Читать «Николай Гоголь» онлайн - страница 69

Анри Труайя

Или вот так им изображается река:

«…река-красавица блистательно обнажила серебряную грудь свою, на которую роскошно падали зеленые кудри дерев. Своенравная, как она в те упоительные часы, когда верное зеркало так завидно заключает в себе ее полное гордости и ослепительного блеска чело, лилейные плечи и мраморную шею, осененную темною, упавшею с русой головы волною, когда с презрением кидает одни украшения, чтобы заменить их другими, и капризам ее конца нет, – она почти каждый год переменяла свои окрестности, выбирая себе новый путь и окружая себя новыми, разнообразными ландшафтами».

А вот и Днепр, бушующий во время грозы:

«Водяные холмы гремят, ударяясь о горы, и с блеском и стоном отбегают назад, и плачут, и заливаются вдали. Так убивается старая мать казака, выпровожая своего сына в войско. Разгульный и бодрый, едет он на вороном коне, подбоченившись и молодецки заломив шапку; а она, рыдая, бежит за ним, хватает его за стремя, ловит удила, и ломает над ним руки, и заливается горючими слезами».

Но более всего многословным, пространным, чересчур загромождающим текст словами автор проявляет себя в описании женских персонажей. Параска из «Сорочинской ярмарки» – «хорошенькая дочка с круглым личиком, с черными бровями, ровными дугами поднявшимися над светлыми карими глазами, с беспечно улыбавшимися розовыми губками».

Другая молодая казачка: «…полненькие щеки казачки были свежи и ярки, как мак самого тонкого розового цвета, когда, умывшись Божьею росою, горит он, распрямляет листики и охорашивается перед только что поднявшимся солнышком; что брови словно черные шнурочки, какие покупают теперь для крестов и дукатов девушки наши у проходящих по селам с коробками москалей;…ротик…кажись на то и создан был, чтобы выводить соловьиные песни…». Ганна в «Майской ночи…»: «в полуясном мраке горели приветно, будто звездочки, ясные очи…» Оксана в «Ночи перед Рождеством» любуется своим отражением в зеркале и вздыхает: «Разве черные брови и очи мои… так хороши, что уже равных им нет и на свете?»

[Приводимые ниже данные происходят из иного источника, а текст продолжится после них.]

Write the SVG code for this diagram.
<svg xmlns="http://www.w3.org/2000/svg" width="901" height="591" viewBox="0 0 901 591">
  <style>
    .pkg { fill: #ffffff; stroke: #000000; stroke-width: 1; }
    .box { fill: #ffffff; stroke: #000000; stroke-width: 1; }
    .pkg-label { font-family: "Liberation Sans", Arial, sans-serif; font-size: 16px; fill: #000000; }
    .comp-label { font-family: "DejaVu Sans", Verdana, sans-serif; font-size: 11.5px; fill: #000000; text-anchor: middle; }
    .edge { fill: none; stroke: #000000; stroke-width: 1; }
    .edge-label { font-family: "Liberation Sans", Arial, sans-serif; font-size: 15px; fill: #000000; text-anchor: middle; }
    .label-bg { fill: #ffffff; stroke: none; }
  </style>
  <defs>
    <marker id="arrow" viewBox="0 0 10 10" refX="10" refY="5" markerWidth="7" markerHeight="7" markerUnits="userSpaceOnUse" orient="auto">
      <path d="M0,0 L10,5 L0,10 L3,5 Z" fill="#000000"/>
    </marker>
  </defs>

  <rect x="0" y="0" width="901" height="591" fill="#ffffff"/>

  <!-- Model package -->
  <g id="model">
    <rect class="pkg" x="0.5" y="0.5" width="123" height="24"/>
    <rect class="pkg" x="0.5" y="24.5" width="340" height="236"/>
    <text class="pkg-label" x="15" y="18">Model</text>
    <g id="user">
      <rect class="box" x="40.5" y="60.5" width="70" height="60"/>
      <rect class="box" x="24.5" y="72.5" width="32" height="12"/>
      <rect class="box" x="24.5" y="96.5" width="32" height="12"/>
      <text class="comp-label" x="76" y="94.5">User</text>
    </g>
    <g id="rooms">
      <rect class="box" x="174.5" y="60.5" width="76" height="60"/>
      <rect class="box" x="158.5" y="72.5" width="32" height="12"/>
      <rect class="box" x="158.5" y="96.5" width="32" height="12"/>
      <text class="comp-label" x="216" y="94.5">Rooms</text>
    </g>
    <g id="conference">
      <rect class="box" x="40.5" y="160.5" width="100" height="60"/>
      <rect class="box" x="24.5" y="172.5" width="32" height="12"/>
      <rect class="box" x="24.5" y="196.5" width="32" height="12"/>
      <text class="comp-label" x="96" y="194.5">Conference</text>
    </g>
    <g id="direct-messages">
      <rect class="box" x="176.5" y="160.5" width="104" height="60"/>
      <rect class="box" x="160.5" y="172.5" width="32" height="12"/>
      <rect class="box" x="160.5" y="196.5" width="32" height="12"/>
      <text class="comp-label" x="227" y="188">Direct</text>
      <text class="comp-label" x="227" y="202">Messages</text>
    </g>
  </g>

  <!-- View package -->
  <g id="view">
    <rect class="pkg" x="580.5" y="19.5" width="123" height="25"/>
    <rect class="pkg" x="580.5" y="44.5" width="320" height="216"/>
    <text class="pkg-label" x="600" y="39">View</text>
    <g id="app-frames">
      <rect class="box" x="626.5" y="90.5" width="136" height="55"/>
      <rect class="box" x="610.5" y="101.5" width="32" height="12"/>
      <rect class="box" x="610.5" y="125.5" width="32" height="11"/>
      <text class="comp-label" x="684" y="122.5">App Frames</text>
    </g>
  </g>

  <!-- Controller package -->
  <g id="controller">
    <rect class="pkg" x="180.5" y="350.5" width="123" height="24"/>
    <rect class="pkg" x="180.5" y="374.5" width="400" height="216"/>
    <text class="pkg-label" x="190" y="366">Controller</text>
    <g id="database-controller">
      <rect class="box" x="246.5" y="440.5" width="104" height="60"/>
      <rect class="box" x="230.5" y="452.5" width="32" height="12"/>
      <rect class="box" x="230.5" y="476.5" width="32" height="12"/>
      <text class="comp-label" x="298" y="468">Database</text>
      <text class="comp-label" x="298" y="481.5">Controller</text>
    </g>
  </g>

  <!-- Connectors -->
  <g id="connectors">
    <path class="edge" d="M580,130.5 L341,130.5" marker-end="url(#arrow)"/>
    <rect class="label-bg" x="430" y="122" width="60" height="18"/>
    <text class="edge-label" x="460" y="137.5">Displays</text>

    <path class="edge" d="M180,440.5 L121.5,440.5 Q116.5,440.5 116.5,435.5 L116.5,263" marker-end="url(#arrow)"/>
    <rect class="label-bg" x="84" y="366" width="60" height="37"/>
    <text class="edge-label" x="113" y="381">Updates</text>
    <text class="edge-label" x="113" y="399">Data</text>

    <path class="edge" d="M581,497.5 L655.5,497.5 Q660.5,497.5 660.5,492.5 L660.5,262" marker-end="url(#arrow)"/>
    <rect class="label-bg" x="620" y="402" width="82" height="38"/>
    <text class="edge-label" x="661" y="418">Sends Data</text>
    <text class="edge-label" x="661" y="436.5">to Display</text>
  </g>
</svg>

Все эти очаровательные поселянки неизменных семнадцати лет, с черными, как ночь, очами, губами красными как кораллы и жемчужными зубами практически одинаковы. Эти женские персонажи были чрезвычайно идеализированы автором, мало общавшимся с женщинами. Они казались ему холодными, безжизненными существами, красивыми, как драгоценности, но не по-хорошему, а по-колдовски. Из-за них молодые парни готовы пойти на все. Их речь также условна, как и у механических раскрашенных кукол. Только старики в «Вечерах…» имеют жизнеподобные лица и выражаются как настоящие украинские крестьяне. Один из них говорит о женщинах: «Господи Боже мой, за что такая напасть на нас грешных! И так много всякой дряни на свете, а ты еще и жинок наплодил!»